Görüşmelerde Çiğdem Hanım ve ben şu neticeye vardık diğer beyfendiler de kabul etti. İlk genel kurulda sözleşme değişikliğine giderek altın hissenin kaldırılması. Çünkü bu esas mukavelede var. O zamana kadar da hissedarlar bir centilmenlik anlaşması yapacaklar. Centilmenlik anlaşmasına göre  ise, ilk genel kurula kadar veto hakkı kullanılmayacak, alınan kararlar da oy birliği ile alınacak. Biz en sonunda şunda mutabık kaldık. Aday şirketler, yetkili şirketleriyle ilgili olarak yetkili kurullarından temsil yetkisinde belirtilen evrağı çıkaracaklalar. Onunla notere gidilecek ve sözleşme imzalanacak. Olay bu. O esnada Ali Arıkan ana sözleşmeyi, ki bakanlıktan yeni gelmişti, inceleyelim dedi. Avni Biçer'le çıktılar.
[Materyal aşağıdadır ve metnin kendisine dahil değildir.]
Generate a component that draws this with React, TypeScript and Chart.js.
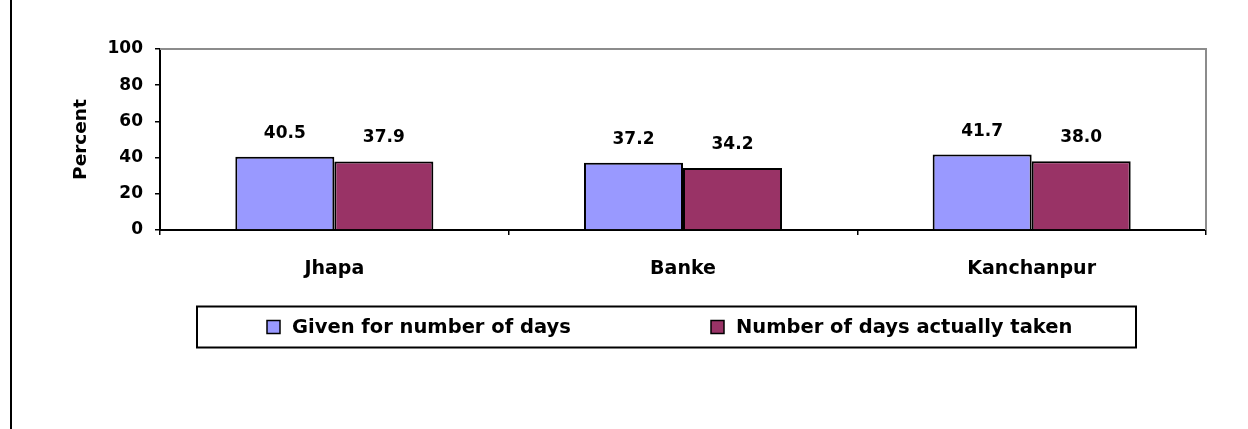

Daha sonra Avni Biçer beni arayarak tamamen mutabıkız dedi. Ben de ikimiz de temsilciyiz, bunu şirketinizi temsil yetkisinde birisi derse iyi olur dedim. O da ben hemen size bir temsil yetkisi içeren belge gönderirim dedi. Toplantıda bu şekilde sona erdi" dedi.